Office: Rome Hall 750, 801 22nd Street, N.W.
Phone: (202) 994-6180
E-mail: acyhuang@gwu.edu
Web: http://www.gwu.edu/~acyhuang/
Ph.D., Comparative Literature; Ph.D., Interdisciplinary Studies in Humanities, Stanford University
Film and performance criticism, Shakespeare, globalization, translation studies, modern China and Taiwan, Chinese and Sinophone literature and drama, literary theory, diaspora studies, digital humanities
Alexander Huang teaches and writes extensively about cultural globalization. At GW he is also affiliated with the Sigur Center for Asian Studies. His book Chinese Shakespeares: Two Centuries of Cultural Exchange (Columbia University Press), a study of the interactions between ideas of "Shakespeare" and "China" in fiction, film, and theatre in an age of globalization.

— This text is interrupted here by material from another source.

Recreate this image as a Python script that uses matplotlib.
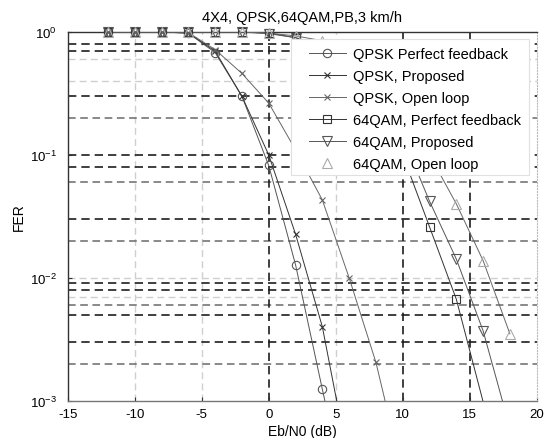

The book received the Modern Language Association's (MLA) Aldo and Jeanne Scaglione Prize, the Colleagues' Choice Award of the International Convention for Asian Scholars (ICAS), and an honorable mention of New York University's Joe A. Callaway Prize for the Best Book on Drama or Theatre.
Part of his work focuses on racial and national histories that connect imaginative writing to performances on stage and on screen, which led to the publications of Shakespeare in Hollywood, Asia and Cyberspace (Purdue University Press; co-edited) and Class, Boundary and Social Discourse in the Renaissance (co-edited). He has also contributed to MLQ: Modern Language Quarterly, Shakespeare Survey, Shakespeare Bulletin, Theatre Journal, Shakespeare, China Review International, Comparative Literature Studies, Archiv für das Studium der neueren Sprachen und Literaturen, World Literature Today, and Asian Theatre Journal, among other peer-reviewed journals and books.
He has served the Asian studies community in his roles as the Vice President of the Association for Asian Performance (AAP), Vice President and President of the Mid-Atlantic Region Association for Asian Studies (MAR/AAS), and book review editor of Chinese Literature Today.
His research has been supported by several institutions and grant agencies, including the National Endowment for the Humanities, American Council of Learned Societies, Chiang Ching-kuo Foundation, China Times Cultural Foundation, International Shakespeare Association, Folger Institute, Penn State's Institute for the Arts and Humanities, Stanford University, and others. Further projects underway include a book on literary humor and a book on ethics and intercultural performance. He has appeared on BBC Radio, BBC TV, and other television and radio programs to discuss cultural globalization.